Yeah, it's the way the storage on SD cards works and your assumptions on file size that are messing you up!

Because it's a storage media, your 32MB is actually 32,000,000 bytes (yep, the manufacturers are telling you a clever lie!) so if you divide that by 1024 you will actually get your proper kilobytes;

32,000,000 / 1024 = 31250KB

So, I reckon your photos are actually 2.4MB... but that's the PROPER 2.4MBs

Anyway, your 2.4MB pictures are about 2400KB.

NOOOOOOW...
If you divide your storage by your photos you'll see it's just over 13 (your camera will round it down for obvious reasons!) and with a small amount taken up for TOC and the like, I can see why your camera would display 12!

But here's where it all falls down! If you go on the above calculations, to get 940 pictures at this size you'd need a 2.2GB card!

What I think it may be doing is creating an 'average' file size for that setting... your file size will depend upon the compression and the colour scale in the photo. So your camera will 'know' that not ALL the photos will be of the maximum size, and average it out... with your small card this won't matter as it would only shift it by maybe one photo... but on a larger disk, the shift is a lot higher!

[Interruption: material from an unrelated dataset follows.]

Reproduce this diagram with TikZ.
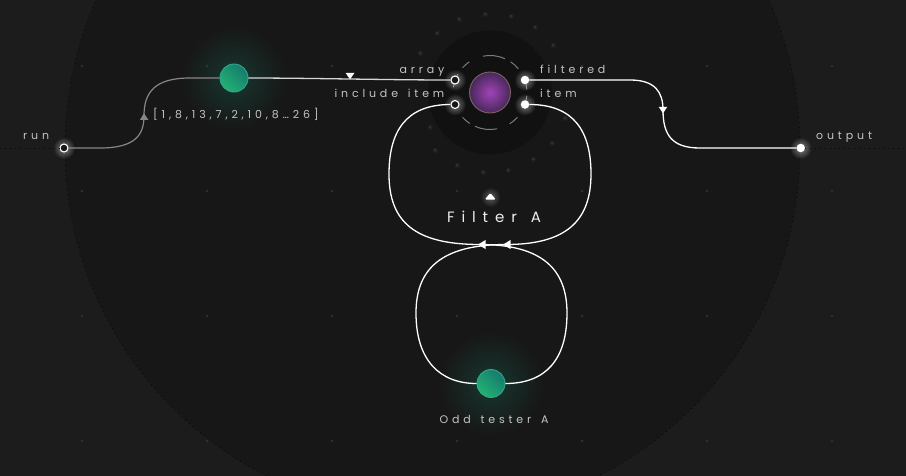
\documentclass[tikz,border=0pt]{standalone}
\usepackage{fontspec}
\setmainfont{Poppins}
\newfontfamily\labf[LetterSpace=35]{Poppins}
\newfontfamily\titf[LetterSpace=46]{Poppins}
\usetikzlibrary{fadings}
\definecolor{bgout}{HTML}{1C1C1C}
\definecolor{bgin}{HTML}{171717}
\definecolor{halo}{HTML}{111111}
\definecolor{griddot}{HTML}{313131}
\definecolor{sparkc}{HTML}{3E3E3E}
\definecolor{labc}{HTML}{C8C3C3}
\definecolor{wiregray}{HTML}{8A8585}
\definecolor{wirelight}{HTML}{D6D6D6}
\definecolor{gdark}{HTML}{167A6E}
\definecolor{glight}{HTML}{22B272}
\definecolor{grim}{HTML}{30A98A}
\definecolor{gglow}{HTML}{1A9A7A}
\definecolor{pin}{HTML}{A044B8}
\definecolor{pout}{HTML}{48285A}
\definecolor{prim}{HTML}{7E6262}
\definecolor{ringc}{HTML}{7C7C7C}
\newcommand\wsp{\hspace{3pt} }
\tikzfading[name=softglow, inner color=transparent!0, outer color=transparent!100]
\begin{document}
\begin{tikzpicture}[x=1pt,y=-1pt,
  wire/.style={line width=1.3pt, white},
  wireg/.style={line width=1.2pt, wiregray},
  wirel/.style={line width=1.3pt, wirelight},
  lab/.style={font=\labf\fontsize{11}{13}\selectfont, text=labc, inner sep=0pt},
  titlab/.style={font=\titf\fontsize{15}{17}\selectfont, text=white!93!black, inner sep=0pt},
  hport/.style={circle, draw=white, fill=bgin, line width=1.1pt, minimum size=8pt, inner sep=0pt},
  fport/.style={circle, fill=white, minimum size=8.5pt, inner sep=0pt},
  gnode/.style={circle, minimum size=28pt, inner sep=0pt, draw=grim, line width=0.9pt,
    left color=gdark, right color=glight, shading angle=-45},
  dotline/.style={griddot!120, line width=0.9pt, dash pattern=on 0.9pt off 4pt},
  ringarc/.style={ringc, line width=1pt},
  marker/.style={fill=white},
  glowW/.style={fill=white, path fading=softglow, fill opacity=0.45},
]
\useasboundingbox (0,0) rectangle (906,475);
\clip (0,0) rectangle (906,475);
% background
\fill[bgout] (-2,-2) rectangle (908,477);
\fill[bgin] (432.5,148) circle (367.5);
\draw[dotline] (432.5,148) circle (367.5);
\foreach \x in {82,207,332,457,582,707,832}
  \foreach \y in {66,191,316,441}
    \fill[griddot] (\x,\y) circle (1.3);
% glows of green nodes
\fill[gglow, path fading=softglow, fill opacity=0.25] (234,78) circle (52);
\fill[gglow, path fading=softglow, fill opacity=0.25] (491,383.5) circle (52);
% filter halo
\fill[halo] (490,92.5) circle (62);
% sparkles
\foreach \p in {(459,19),(485,14),(511,16),(535,27),(437,33),(553,45),(420,53),(565,118),(552,143),(533,159),(508,170),(483,172),(457,165),(435,150),(430,127)}{
  \fill[white, path fading=softglow, fill opacity=0.08] \p circle (3.5);
  \fill[sparkc] \p circle (0.9);
}
% dashed ring
\foreach \a/\b in {-101/-66,-56/-40,-138/-124,-172/-150,-237/-222,-281/-246,-318/-302,-13/-5,5/13}
  \draw[ringarc] (490,92.5) ++(\a:37) arc[start angle=\a, end angle=\b, radius=37];
% port glows
\foreach \p in {(64,148),(800.7,148),(455,80),(455,104.5),(525,80),(525,104.5)}
  \fill[glowW] \p circle (11);
% filter icon glow
\fill[glowW, fill opacity=0.3] (490.3,197) circle (10);

% nodes
\node[hport] (runp) at (64,148) {};
\node[fport] (outp) at (800.7,148) {};
\node[hport] (arrayp) at (455,80) {};
\node[hport] (inclp) at (455,104.5) {};
\node[fport] (filtp) at (525,80) {};
\node[fport] (itemp) at (525,104.5) {};
\node[circle, minimum size=41pt, inner sep=0pt, inner color=pin, outer color=pout,
      draw=prim, line width=0.9pt] (fball) at (490,92.5) {};
\node[gnode] (g1) at (234,78) {};
\node[gnode] (odd) at (491,383.5) {};

% dotted guide lines
\draw[dotline] (0,148) -- (runp.west);
\draw[dotline] (outp.east) -- (906,148);

% wires
\draw[wireg] (runp.east) -- (100,148) .. controls +(35,0) and +(0,19) .. (144,116)
   .. controls +(0,-24) and +(-35,0) .. (190,78) -- (g1.west);
\draw[wirel] (g1.east) .. controls +(60,0) and +(-60,0) .. (arrayp.west);
\draw[wire] (filtp.east) -- (630,80) .. controls +(25,0) and +(0,-18) .. (663,110)
   .. controls +(0,25) and +(-28,0) .. (700,148) -- (outp.west);
\draw[wire] (itemp.east) .. controls +(45,0) and +(0,-42) .. (591,174)
   .. controls +(0,48) and +(59,0) .. (506,244.5)
   .. controls +(-66,0) and +(0,-43) .. (416,313)
   .. controls +(0,47) and +(-37,0) .. (odd.west);
\draw[wire] (odd.east) .. controls +(40,0) and +(0,47) .. (567,313)
   .. controls +(0,-43) and +(63,0) .. (480,244.5)
   .. controls +(-65,0) and +(0,48) .. (389,174)
   .. controls +(0,-42) and +(-45,0) .. (inclp.west);

% markers
\fill[marker] (345.5,72.8) -- (354.5,72.8) -- (350,79.3) -- cycle;
\fill[marker] (658.7,106.8) -- (667.3,106.8) -- (663,113.3) -- cycle;
\fill[wiregray] (140,119.8) -- (148.3,119.8) -- (144,113.3) -- cycle;
\fill[marker] (478,244.5) -- (485.5,240) -- (485.5,249) -- cycle;
\fill[marker] (503,244.5) -- (510.5,240) -- (510.5,249) -- cycle;
\fill[marker, rounded corners=1.2pt] (484.8,199.5) -- (495.8,199.5) -- (490.3,193) -- cycle;

% labels
\node[lab, anchor=base east] (larray) at (444.5,73.3) {array};
\node[lab, anchor=base east] (lincl) at (444.5,97.3) {include\wsp item};
\node[lab, anchor=base west] (lfilt) at (540,73.3) {filtered};
\node[lab, anchor=base west] (litem) at (540,97.3) {item};
\node[lab, anchor=base west] (lrun) at (23,139.3) {run};
\node[lab, anchor=base west] (lout) at (816,139.3) {output};
\node[lab, anchor=base west] (ldata) at (153,118.3) {[1,8,13,7,2,10,8…26]};
\node[titlab, anchor=base] (ltitle) at (494,222.3) {Filter\wsp A};
\node[lab, anchor=base] (lodd) at (494,423.3) {Odd\wsp tester\wsp A};
\end{tikzpicture}
\end{document}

Saying that... a shift of 100 photos? That does seem a BIT much! Ha ha!

Bits, Bytes, Nybbles, marketing and overhead.

1 bit = 1 on/off state
1 Nybble is 4 bits
1 byte is 8 bits

Difference between kbps and KBps.
One is Killobits/s and the other is KiloBytes/s.
Sometimes it takes 10 bits to transmit 1 byte of information because of oberhead.

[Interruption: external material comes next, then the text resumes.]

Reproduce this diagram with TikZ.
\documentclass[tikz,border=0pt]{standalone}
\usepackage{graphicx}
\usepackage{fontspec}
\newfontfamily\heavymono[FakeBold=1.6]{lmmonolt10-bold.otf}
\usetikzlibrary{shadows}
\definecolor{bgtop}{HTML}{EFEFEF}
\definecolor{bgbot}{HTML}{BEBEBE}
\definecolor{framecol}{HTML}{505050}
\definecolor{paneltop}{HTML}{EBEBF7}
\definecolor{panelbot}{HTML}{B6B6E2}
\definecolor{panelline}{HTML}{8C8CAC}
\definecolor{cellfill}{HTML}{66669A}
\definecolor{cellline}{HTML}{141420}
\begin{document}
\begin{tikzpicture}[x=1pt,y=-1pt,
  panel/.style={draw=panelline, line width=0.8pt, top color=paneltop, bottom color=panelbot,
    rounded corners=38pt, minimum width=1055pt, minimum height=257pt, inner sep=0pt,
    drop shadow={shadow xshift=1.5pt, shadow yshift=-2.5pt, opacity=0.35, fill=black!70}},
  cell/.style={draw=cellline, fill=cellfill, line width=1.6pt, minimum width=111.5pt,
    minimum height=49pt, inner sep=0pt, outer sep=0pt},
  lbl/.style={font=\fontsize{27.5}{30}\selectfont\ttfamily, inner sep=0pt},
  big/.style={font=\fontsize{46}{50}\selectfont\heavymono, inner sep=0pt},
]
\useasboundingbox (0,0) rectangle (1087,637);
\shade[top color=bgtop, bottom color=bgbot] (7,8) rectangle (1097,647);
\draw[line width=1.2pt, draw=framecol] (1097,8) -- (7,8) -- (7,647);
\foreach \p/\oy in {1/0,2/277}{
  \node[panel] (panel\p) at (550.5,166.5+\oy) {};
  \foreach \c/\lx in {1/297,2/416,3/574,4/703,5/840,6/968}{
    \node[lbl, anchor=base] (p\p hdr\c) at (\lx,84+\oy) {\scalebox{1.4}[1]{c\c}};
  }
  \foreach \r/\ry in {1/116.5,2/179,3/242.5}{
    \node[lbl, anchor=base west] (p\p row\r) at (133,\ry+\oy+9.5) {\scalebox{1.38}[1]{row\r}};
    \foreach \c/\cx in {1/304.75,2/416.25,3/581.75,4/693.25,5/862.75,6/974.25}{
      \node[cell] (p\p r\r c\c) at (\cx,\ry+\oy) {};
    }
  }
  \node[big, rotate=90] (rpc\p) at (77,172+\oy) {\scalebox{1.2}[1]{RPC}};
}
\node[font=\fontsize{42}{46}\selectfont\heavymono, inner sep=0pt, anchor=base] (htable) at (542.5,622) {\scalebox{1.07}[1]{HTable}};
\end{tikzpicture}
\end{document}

b = bits and B = bytes. K = 1000 or 1024 depending on context.

2 GB bemory is a power of 2 number of bits. Just like 512 MB 1GB. 512 is right, 1GB assumes 1 kilobyte = 1024 bits.

Disk drives they actually like to sell as capacity in bytes, but overhead reduces capacity.

example:
It could be that a file containing 1 bit, is actually 2048 bits long + overhead where as on a larger sd card a 1 bit file could occupy 8192 bits + overhead.
Compressin reduces the file size.

So, it's just an estimate. Disclaimer, if you will.

Remember to format and new SD cards with the camera even though the camera may be able to store onto the card. The PC may not be able to read it directly.

See, I was thinking along the same vein as you KISS. But with storage medium they actually assume that 1GB = 1,000,000,000 bytes (8,000,000,000 bits).

Also, I was thinking about the overheads, OS and TOS of the SD card... but that would reduce the capacity, not boost it! Ha ha!

Interesting stuff. I almost forgot my initial question. Anyway, it's all good info. Thanks for the replies.

B is bit and B is Byte or 8 bits.

Yep, I totally accept that... but the notation of bits is usually reserved for data rates and read/write speeds (e.g. 2Mb/s) and nothing here is referring to bits.

As this is storage question it is all to do with bytes... unless we multiply all our figures by 8 of course! Ha ha!